Unendorsement

Last year after the Nevada Consumer Affairs Division was shut down to save money, the FBI and local officials reported a sharp rise in scams—telemarketing, car repair frauds, identity theft, mortgage games.

Around the same time, the state eliminated funding for cloud seeding. Nevada is a desert state, and its water is limited. In addition, how dry or wet a winter is can affect how serious a fire season, with all its attendant costs, will be the following summer. Clark County officials, believing that Nevadans need the cloud seeding, pitched in with $900,000 that the county could ill afford.

Last week the Washoe County health department reported that because of budget reductions annual aerial larvicide application is being cut by 40 percent. Health officials warned members of the public to take greater than normal care with their health this summer by using mosquito repellant more assiduously, quickly clearing out any standing pools of water around the house to reduce mosquito breeding grounds, making sure all window screens are intact and repaired if there are breaches, and so on.

On and on it has gone, as programs to protect the public have been reduced or done away with altogether. If there is a common thread among stories like this, it is shortsightedness. That brings us to Jim Gibbons.

Governor Gibbons likes to talk about waste and inefficiency in government and how cuts will not affect the basic needs of Nevadans. This may occasionally be true here and there, but after 30 years of tax cutting fever, four major state budget crises during which the state has been forced to cut services, and reorganization after reorganization, Nevada government is not a hotbed of wasteful spending.

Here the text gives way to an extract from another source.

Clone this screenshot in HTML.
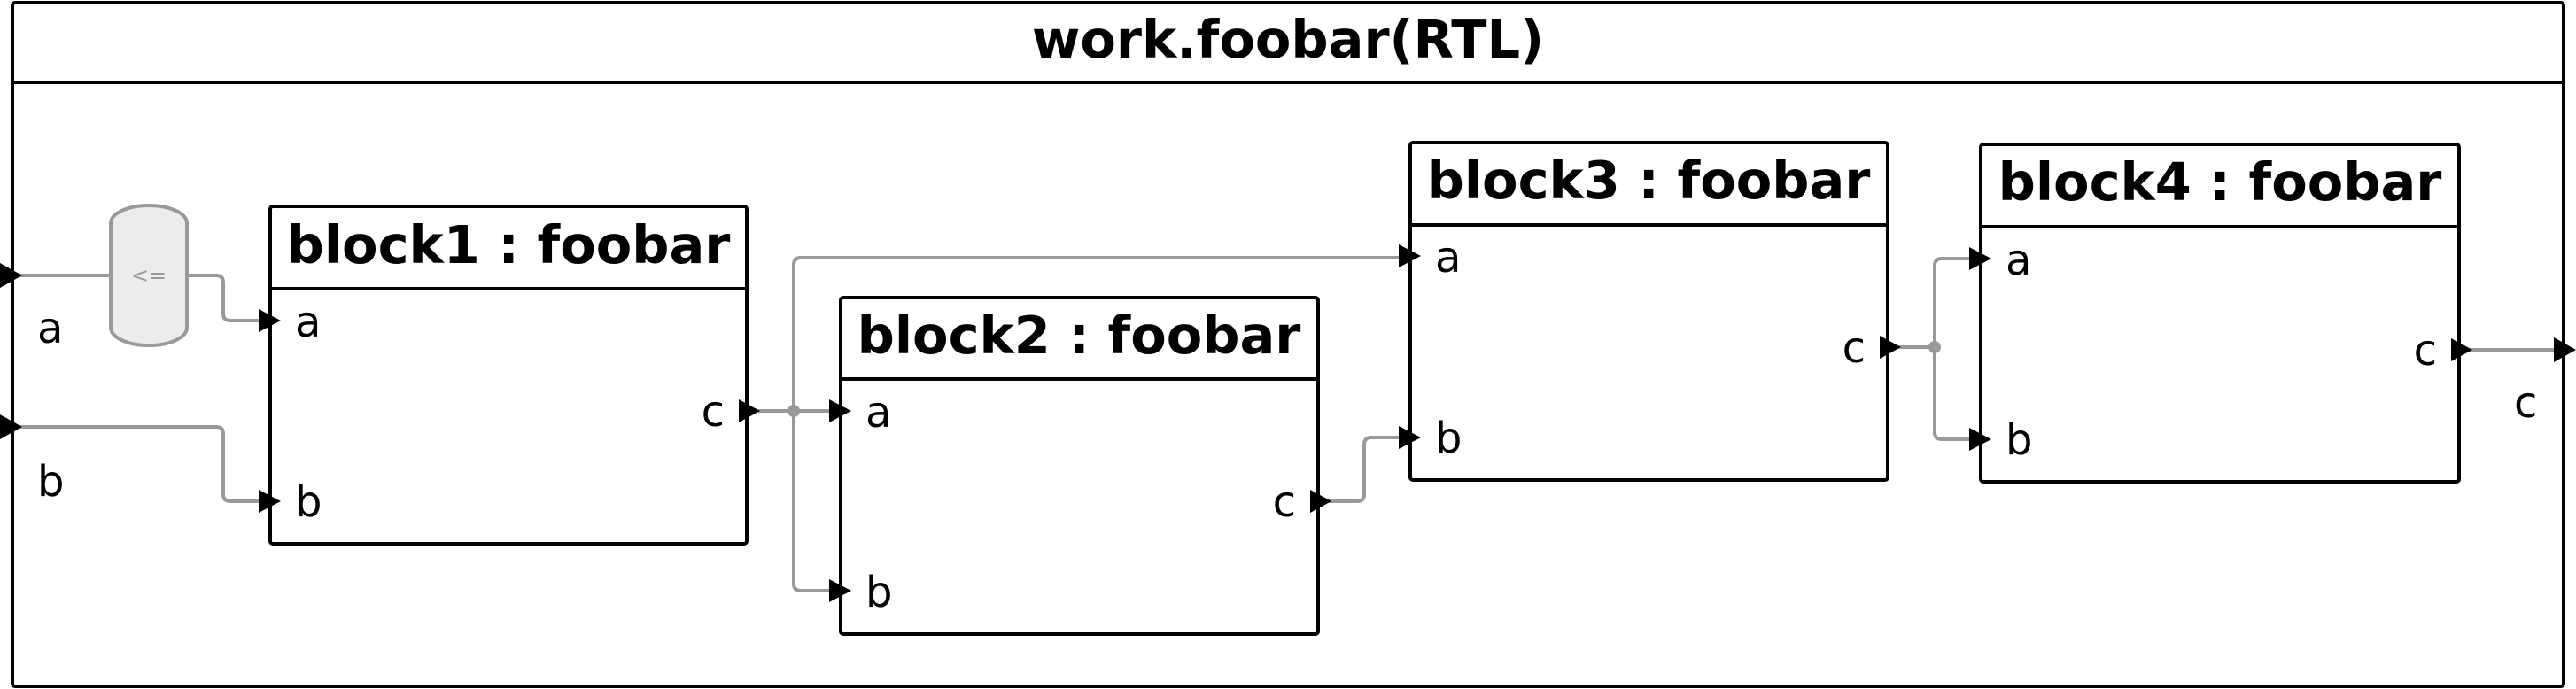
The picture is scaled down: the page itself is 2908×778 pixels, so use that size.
<!DOCTYPE html>
<html><head><meta charset="utf-8"><style>
html,body{margin:0;padding:0;background:#fff;}
svg{display:block;}
text{font-family:"DejaVu Sans","Liberation Sans",sans-serif;}
.t{font-weight:bold;font-size:59px;fill:#000;}
.l{font-size:48px;fill:#000;}
.box{fill:#fff;stroke:#000;stroke-width:4;}
.w{fill:none;stroke:#999;stroke-width:4;stroke-linejoin:round;}
</style></head><body>
<svg width="2908" height="778" viewBox="0 0 2908 778" xmlns="http://www.w3.org/2000/svg">
<!-- frame -->
<rect x="14" y="3" width="2880" height="772" rx="3" fill="#fff" stroke="#000" stroke-width="4"/>
<line x1="14" y1="93" x2="2894" y2="93" stroke="#000" stroke-width="4"/>
<text class="t" x="1454" y="65" text-anchor="middle">work.foobar(RTL)</text>

<!-- wires -->
<path class="w" d="M20 311 H125"/>
<path class="w" d="M211 311 H244 Q252 311 252 319 V354 Q252 362 260 362 H292"/>
<path class="w" d="M20 482 H244 Q252 482 252 490 V558 Q252 566 260 566 H292"/>
<path class="w" d="M856 464 H936"/>
<path class="w" d="M896 464 V299 Q896 291 904 291 H1580"/>
<path class="w" d="M896 464 V659 Q896 667 904 667 H936"/>
<circle cx="896" cy="464" r="7" fill="#999"/>
<path class="w" d="M1500 566 H1532 Q1540 566 1540 558 V502 Q1540 494 1548 494 H1580"/>
<path class="w" d="M2143 392 H2184"/>
<path class="w" d="M2184 392 V300 Q2184 292 2192 292 H2224"/>
<path class="w" d="M2184 392 V488 Q2184 496 2192 496 H2224"/>
<circle cx="2184" cy="392" r="7" fill="#999"/>
<path class="w" d="M2788 395 H2890"/>

<!-- mux -->
<path d="M125 252 A43 20 0 0 1 211 252 V370 A43 20 0 0 1 125 370 Z" fill="#ececec" stroke="#999" stroke-width="4"/>
<text x="168" y="319" text-anchor="middle" font-size="24" fill="#999">&lt;=</text>

<!-- external ports -->
<polygon points="0,297 25,311 0,325" fill="#000"/>
<polygon points="0,468 25,482 0,496" fill="#000"/>
<text class="l" x="42" y="387">a</text>
<text class="l" x="42" y="560">b</text>
<polygon points="2883,381 2908,395 2883,409" fill="#000"/>
<text class="l" x="2838" y="471">c</text>

<!-- block1 -->
<rect class="box" x="305" y="233" width="538" height="381" rx="3"/>
<line x1="305" y1="326" x2="843" y2="326" stroke="#000" stroke-width="4"/>
<text class="t" x="574" y="297" text-anchor="middle">block1 : foobar</text>
<polygon points="292,349 317,362 292,375"/><text class="l" x="333" y="380">a</text>
<polygon points="292,553 317,566 292,579"/><text class="l" x="333" y="583">b</text>
<polygon points="834,451 858,464 834,477"/><text class="l" x="818" y="481" text-anchor="end">c</text>

<!-- block2 -->
<rect class="box" x="949" y="336" width="539" height="380" rx="3"/>
<line x1="949" y1="428" x2="1488" y2="428" stroke="#000" stroke-width="4"/>
<text class="t" x="1218" y="399" text-anchor="middle">block2 : foobar</text>
<polygon points="936,451 961,464 936,477"/><text class="l" x="977" y="482">a</text>
<polygon points="936,654 961,667 936,680"/><text class="l" x="977" y="685">b</text>
<polygon points="1479,553 1503,566 1479,579"/><text class="l" x="1463" y="583" text-anchor="end">c</text>

<!-- block3 -->
<rect class="box" x="1592" y="161" width="539" height="381" rx="3"/>
<line x1="1592" y1="254" x2="2131" y2="254" stroke="#000" stroke-width="4"/>
<text class="t" x="1861" y="224" text-anchor="middle">block3 : foobar</text>
<polygon points="1579,276 1604,289 1579,302"/><text class="l" x="1620" y="307">a</text>
<polygon points="1579,481 1604,494 1579,507"/><text class="l" x="1620" y="511">b</text>
<polygon points="2122,379 2146,392 2122,405"/><text class="l" x="2106" y="409" text-anchor="end">c</text>

<!-- block4 -->
<rect class="box" x="2236" y="163" width="540" height="381" rx="3"/>
<line x1="2236" y1="256" x2="2776" y2="256" stroke="#000" stroke-width="4"/>
<text class="t" x="2506" y="226" text-anchor="middle">block4 : foobar</text>
<polygon points="2223,279 2248,292 2223,305"/><text class="l" x="2264" y="310">a</text>
<polygon points="2223,483 2248,496 2223,509"/><text class="l" x="2264" y="513">b</text>
<polygon points="2767,382 2791,395 2767,408"/><text class="l" x="2751" y="412" text-anchor="end">c</text>
</svg>
</body></html>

Budget cuts have often come to programs and services whose shutdowns caused more problems, and expense, than they solved. The governor’s incessant desire to save dimes has cost dollars. His ignorance of and inexperience in budget matters has meant that by not putting money on the front end of problems, those problems became much worse—and much more expensive—later on. That is bad management. His unwillingness to listen to people who are better informed and his inability to work with his fellow officeholders has cost the state lots and lots of money. He has driven up the cost of government.

We had considered endorsing one of Gibbons’ opponents in the Republican primary. Instead, we decided to simply urge that whoever is chosen, the governor should be rejected.

The governor considers himself a conservative. But there are plenty of wise and capable conservatives who know how to run a government and have not made a mess of their offices. Former North Las Vegas mayor Mike Montandon and former state attorney general Brian Sandoval, the governor’s Republican opponents, are both conservatives who are willing to listen to those with whom they disagree. They have shown they know how to work with others without becoming defensive.

We urge a vote against Governor Gibbons not because he is a conservative but because he is a fool.